This tender, sweet story by Yoko Ogawa revolves around a housekeeper and the man for whom she cares: the professor, who has a memory of no longer than 80 minutes. After that time, his world essentially "resets". To accommodate for this seemingly problematic situtation, the professor pins a plethora of notes to his suits to remind him of things, including who the housekeeper is.
A mathematical genius, the professor exposes the housekeeper to a way of seeing the world she previously had not: through numbers and their meanings. In reacclimating himself to her each day (or each 80 minutes, in fact), he asks her questions about everything from shoe size to birthday to phone number. Then, he then assesses her world according to how those numbers "fit"--amicable numbers, prime numbers, etc. Her world has been a series of simplistic experiences and disappointments up until the time she meets the professor, and she realizes the interconnectedness of the world through numbers.

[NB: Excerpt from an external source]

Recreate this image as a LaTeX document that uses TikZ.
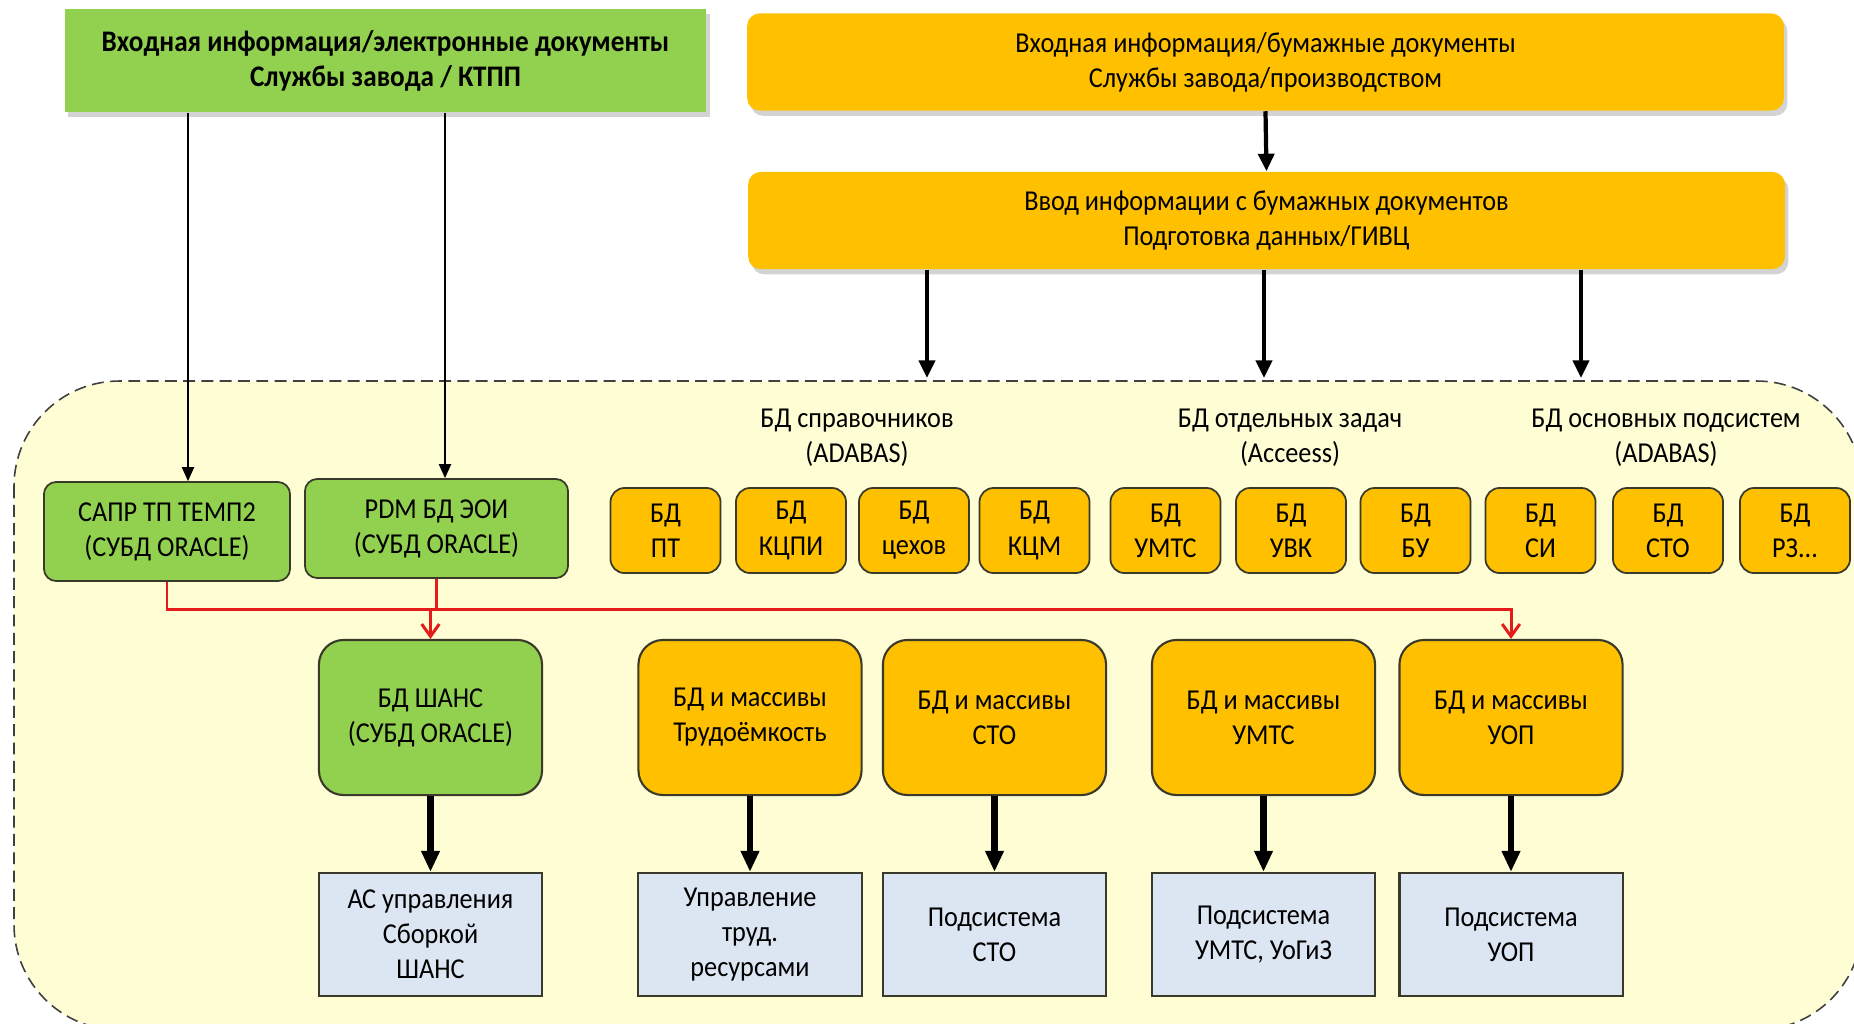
\documentclass[tikz,border=0pt]{standalone}
\usepackage{fontspec}
\setmainfont{Carlito}[FakeStretch=0.91]
\usetikzlibrary{arrows.meta,shadows}
\definecolor{gr}{HTML}{92D050}
\definecolor{og}{HTML}{FFC000}
\definecolor{lb}{HTML}{DCE6F2}
\definecolor{yl}{HTML}{FEFDD3}
\definecolor{edge}{HTML}{3A3A2A}
\definecolor{rd}{HTML}{E31B1B}
\begin{document}
\begin{tikzpicture}[x=0.01cm,y=-0.01cm,
  txt/.style={align=center,text=black,inner sep=0pt,font=\fontsize{8.2}{10}\selectfont},
  shad/.style={drop shadow={opacity=0.35,shadow xshift=1pt,shadow yshift=-1.5pt}},
  topg/.style={txt,fill=gr,shad,font=\bfseries\fontsize{8.5}{10}\selectfont,minimum width=6.41cm,minimum height=1.03cm},
  topo/.style={txt,fill=og,shad,rounded corners=3.5pt,minimum width=10.36cm,minimum height=0.97cm},
  gbox/.style={txt,fill=gr,draw=edge,line width=0.5pt,rounded corners=3.5pt,minimum height=0.99cm},
  sbox/.style={txt,fill=og,draw=edge,line width=0.5pt,rounded corners=4pt,minimum width=1.1cm,minimum height=0.85cm},
  mbox/.style={txt,draw=edge,line width=0.6pt,rounded corners=7pt,minimum width=2.23cm,minimum height=1.55cm},
  bbox/.style={txt,fill=lb,draw=edge,line width=0.6pt,minimum width=2.23cm,minimum height=1.23cm},
  glabel/.style={txt},
  thinarr/.style={-{Triangle[length=4pt,width=3.5pt]},line width=0.4pt},
  medarr/.style={-{Triangle[length=5pt,width=4.5pt]},line width=1.2pt},
  thickarr/.style={-{Triangle[length=6pt,width=5pt]},line width=1.8pt},
  redarr/.style={draw=rd,line width=0.85pt,-{Straight Barb[length=3.5pt,width=5pt]}},
  region/.style={draw=black!75,fill=yl,line width=0.45pt,dash pattern=on 3.4pt off 1.8pt,rounded corners=30pt}
]
\useasboundingbox (0,0) rectangle (1854,1023);
\begin{scope}
  \clip (0,0) rectangle (1854,1023);
  \path[region] (14,381) rectangle (1862,1030);
\end{scope}

% top boxes
\node[topg] (gtop) at (385.5,60.5) {Входная информация/электронные документы\\Службы завода / КТПП};
\node[topo] (otop1) at (1265.5,62) {Входная информация/бумажные документы\\Службы завода/производством};
\node[topo] (otop2) at (1266.5,220.5) {Ввод информации с бумажных документов\\Подготовка данных/ГИВЦ};

% green db boxes
\node[gbox,minimum width=2.46cm] (sapr) at (167,531.5) {САПР ТП ТЕМП2\\(СУБД ORACLE)};
\node[gbox,minimum width=2.63cm] (pdm) at (436.5,528.5) {PDM БД ЭОИ\\(СУБД ORACLE)};

% group labels
\node[glabel] (l1) at (857,438) {БД справочников\\(ADABAS)};
\node[glabel] (l2) at (1290,438) {БД отдельных задач\\(Acceess)};
\node[glabel] (l3) at (1666,438) {БД основных подсистем\\(ADABAS)};

% small boxes
\node[sbox] (s1) at (665.5,530.5) {БД\\ПТ};
\node[sbox] (s2) at (791,530.5) {БД\\КЦПИ};
\node[sbox] (s3) at (914,530.5) {БД\\цехов};
\node[sbox] (s4) at (1034.5,530.5) {БД\\КЦМ};
\node[sbox] (s5) at (1165.5,530.5) {БД\\УМТС};
\node[sbox] (s6) at (1291,530.5) {БД\\УВК};
\node[sbox] (s7) at (1415.5,530.5) {БД\\БУ};
\node[sbox] (s8) at (1540.5,530.5) {БД\\СИ};
\node[sbox] (s9) at (1668,530.5) {БД\\СТО};
\node[sbox] (s10) at (1795,530.5) {БД\\РЗ...};

% middle boxes
\node[mbox,fill=gr] (shans) at (430.5,717.5) {БД ШАНС\\(СУБД ORACLE)};
\node[mbox,fill=og] (trud) at (750,717.5) {БД и массивы\\Трудоёмкость};
\node[mbox,fill=og] (sto) at (994.5,717.5) {БД и массивы\\СТО};
\node[mbox,fill=og] (umts) at (1263.5,717.5) {БД и массивы\\УМТС};
\node[mbox,fill=og] (uop) at (1511,717.5) {БД и массивы\\УОП};

% bottom boxes
\node[bbox] (b1) at (430.5,934.5) {АС управления\\Сборкой\\ШАНС};
\node[bbox] (b2) at (750,934.5) {Управление\\труд.\\ресурсами};
\node[bbox] (b3) at (994.5,934.5) {Подсистема\\СТО};
\node[bbox] (b4) at (1263.5,934.5) {Подсистема\\УМТС, УоГиЗ};
\node[bbox] (b5) at (1511,934.5) {Подсистема\\УОП};

% connectors from green top
\coordinate (a1) at (188,0);
\coordinate (a2) at (445,0);
\draw[thinarr] (gtop.south -| a1) -- (sapr.north -| a1);
\draw[thinarr] (gtop.south -| a2) -- (pdm.north -| a2);

% orange connectors
\draw[medarr] (otop1.south) -- (otop2.north);
\coordinate (e1) at (927,378);
\coordinate (e2) at (1264,378);
\coordinate (e3) at (1581,378);
\draw[medarr] (otop2.south -| e1) -- (e1);
\draw[medarr] (otop2.south -| e2) -- (e2);
\draw[medarr] (otop2.south -| e3) -- (e3);

% red connectors
\coordinate (rr) at (0,609);
\draw[redarr] (sapr.south) |- (rr -| uop.north) -- (uop.north);
\draw[redarr] (pdm.south) -- (pdm.south |- rr) -| (shans.north);

% thick arrows
\draw[thickarr] (shans.south) -- (b1.north);
\draw[thickarr] (trud.south) -- (b2.north);
\draw[thickarr] (sto.south) -- (b3.north);
\draw[thickarr] (umts.south) -- (b4.north);
\draw[thickarr] (uop.south) -- (b5.north);
\end{tikzpicture}
\end{document}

The only character named in the book is the housekeeper's son, whose nickname becomes Root when the professor likens his flat topped haircut to a square root symbol. The relationship between Root and the professor is forged through baseball, both the enjoyment of the game and the mathematics inherently within.
I ended up buying the book since it quickly became one of my all time favorites. Author Paul Auster, a well known fiction writer, commented that the story was "Highly original, infinitely charming, and ever so touching". I would agree.